Teva on Thursday announced that the European Commission cleared its $40.5-billion purchase of Allergan's global generics business. As part of the approval, Teva agreed to divest certain overlapping molecules in 24 European countries, while the Israeli drugmaker will also sell the "majority" of Allergan's current generic operations in the UK and Ireland.
The European Commission said it had "concerns that the merged entity would have faced insufficient competition from the remaining players for a number of generic pharmaceuticals, as well as regarding the overall generics business in the UK, Ireland and Iceland," adding "the commitments offered by the companies address these concerns."
Specifically, the business divested by Teva in the UK and Ireland will have the capacity to manufacture and market generic drugs. Meanwhile, the remainder of Allergan's UK and Ireland generic business will be integrated with Teva's operations in accordance with the global transaction. In Iceland, Teva will retain Allergan's generic business while divesting its own.

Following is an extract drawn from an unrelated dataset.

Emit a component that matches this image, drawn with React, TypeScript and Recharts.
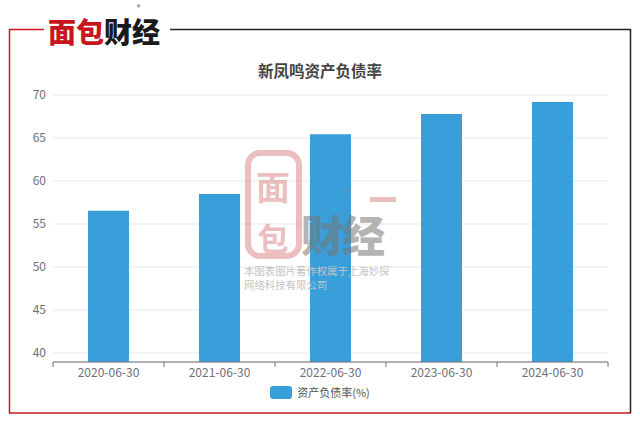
import { BarChart, Bar, XAxis, YAxis, CartesianGrid, Legend } from "recharts";

const categories = ["2020-06-30", "2021-06-30", "2022-06-30", "2023-06-30", "2024-06-30"];
const debtRatio = [56.55, 58.5, 65.45, 67.8, 69.2];
const yTicks = [40, 45, 50, 55, 60, 65, 70];
const seriesName = "资产负债率(%)";
const title = "新凤鸣资产负债率";

const data = categories.map((date, i) => ({ date, ratio: debtRatio[i] }));

const W = 640;
const H = 424;
const M = { top: 95, right: 32, left: 0, bottom: 32 };
const Y_AXIS_W = 53;
const X_AXIS_H = 30;
const AXIS_Y = H - M.bottom - X_AXIS_H;
const BAND = (W - M.left - M.right - Y_AXIS_W) / categories.length;
const BLUE = "#389fdb";
const FONT = "'Noto Sans CJK SC', 'Noto Sans', sans-serif";

function DateTick(props: any) {
  const { x, payload, index } = props;
  const left = x - BAND / 2;
  return (
    <g>
      <line x1={left} x2={left} y1={AXIS_Y} y2={AXIS_Y + 5} stroke="#6e7079" />
      {index === categories.length - 1 && (
        <line x1={x + BAND / 2} x2={x + BAND / 2} y1={AXIS_Y} y2={AXIS_Y + 5} stroke="#6e7079" />
      )}
      <text x={x} y={AXIS_Y + 15} textAnchor="middle" fontSize={12} fill="#6e7079" fontFamily={FONT}>
        {payload.value}
      </text>
    </g>
  );
}

function LegendBox(props: any) {
  const item = props.payload?.[0];
  return (
    <div style={{ display: "flex", justifyContent: "center", alignItems: "center", fontFamily: FONT }}>
      <span style={{ width: 22, height: 13, borderRadius: 3, background: item?.color || BLUE, marginRight: 5 }} />
      <span style={{ fontSize: 11, color: "#555" }}>{seriesName}</span>
    </div>
  );
}

function Frame() {
  return (
    <svg width={W} height={H} style={{ position: "absolute", left: 0, top: 0 }}>
      <line x1={9.5} x2={9.5} y1={29} y2={413.5} stroke="#c8161d" strokeWidth={1.5} />
      <line x1={9} x2={44} y1={29.5} y2={29.5} stroke="#c8161d" strokeWidth={1.5} />
      <line x1={9} x2={631} y1={413} y2={413} stroke="#c8161d" strokeWidth={1.5} />
      <line x1={170} x2={631} y1={29.5} y2={29.5} stroke="#222" strokeWidth={1.5} />
      <line x1={630.5} x2={630.5} y1={29} y2={413} stroke="#222" strokeWidth={1.5} />
      <text x={48} y={43} fontSize={28} fontWeight={900} fontFamily={FONT} letterSpacing={0}>
        <tspan fill="#c8161d">面包</tspan>
        <tspan fill="#1a1a1a">财经</tspan>
      </text>
      <text x={137} y={9.5} fontSize={7} fill="#333" fontFamily={FONT}>®</text>
    </svg>
  );
}

function Watermark() {
  return (
    <svg width={W} height={H} style={{ position: "absolute", left: 0, top: 0, pointerEvents: "none" }}>
      <g opacity={0.55}>
        <rect x={248} y={153} width={51} height={103} rx={12} fill="none" stroke="#dc8c8c" strokeWidth={6} />
        <text x={273} y={200} textAnchor="middle" fontSize={34} fontWeight={700} fill="#dc8c8c" fontFamily={FONT}>面</text>
        <text x={273} y={250} textAnchor="middle" fontSize={31} fontWeight={700} fill="#dc8c8c" fontFamily={FONT}>包</text>
        <rect x={370} y={197} width={26} height={5} fill="#dc8c8c" />
        <text x={301} y={252} fontSize={43} fontWeight={900} fill="#777" fontFamily={FONT} letterSpacing={-2}>财经</text>
        <text x={346} y={197} fontSize={11} fill="#888" fontFamily={FONT}>®</text>
      </g>
      <text x={244} y={275} fontSize={10.4} fill="#c4c4c4" fontFamily={FONT}>本图表图片著作权属于上海妙探</text>
      <text x={244} y={289} fontSize={10.4} fill="#c4c4c4" fontFamily={FONT}>网络科技有限公司</text>
    </svg>
  );
}

export default function App() {
  return (
    <div style={{ position: "absolute", left: 0, top: 0, width: W, height: H, background: "#fff", fontFamily: FONT }}>
      <Frame />
      <div
        style={{
          position: "absolute",
          top: 59,
          left: 0,
          width: W,
          textAlign: "center",
          fontSize: 15.5,
          fontWeight: 700,
          color: "#444",
          lineHeight: "22px",
        }}
      >
        {title}
      </div>
      <div style={{ position: "absolute", left: 0, top: 0 }}>
        <BarChart width={W} height={H} data={data} margin={M}>
          <CartesianGrid vertical={false} stroke="#e6e9f0" />
          <XAxis
            dataKey="date"
            height={X_AXIS_H}
            tickLine={false}
            tick={<DateTick />}
            axisLine={{ stroke: "#6e7079" }}
            interval={0}
          />
          <YAxis
            width={Y_AXIS_W}
            domain={[38.95, 70]}
            ticks={yTicks}
            axisLine={false}
            tickLine={false}
            tickSize={0}
            tickMargin={7}
            tick={{ fontSize: 12, fill: "#6e7079", fontFamily: FONT }}
          />
          <Legend
            verticalAlign="middle"
            align="center"
            content={<LegendBox />}
            wrapperStyle={{ left: 0, width: W, top: 384 }}
          />
          <Bar dataKey="ratio" name={seriesName} fill={BLUE} barSize={41} isAnimationActive={false} />
        </BarChart>
      </div>
      <Watermark />
    </div>
  );
}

Commenting on the news, Bloomberg Intelligence analyst Jennifer Rie said "antitrust reviews of Teva's agreement to acquire Allergan's global generic-drug business may soon be complete." Rie noted that similarly as in Europe, "divestitures will likely be needed for US antitrust clearance," adding "Teva has indicated it's talking with potential buyers for assets it may have to sell."
Teva stated that it will continue to work with the US Federal Trade Commission to ensure regulatory clearance of the transaction. The deal was unconditionally cleared by regulators in Brazil in December last year.
Meanwhile, Allergan previously entered into a definitive merger agreement with Pfizer valued at $160 billion. The transaction has been reported to be contingent on Teva completing its purchase of Allergan's global generic business (for related analysis, see ViewPoints: Allergan impresses, but investors remain cautious towards Pfizer deal).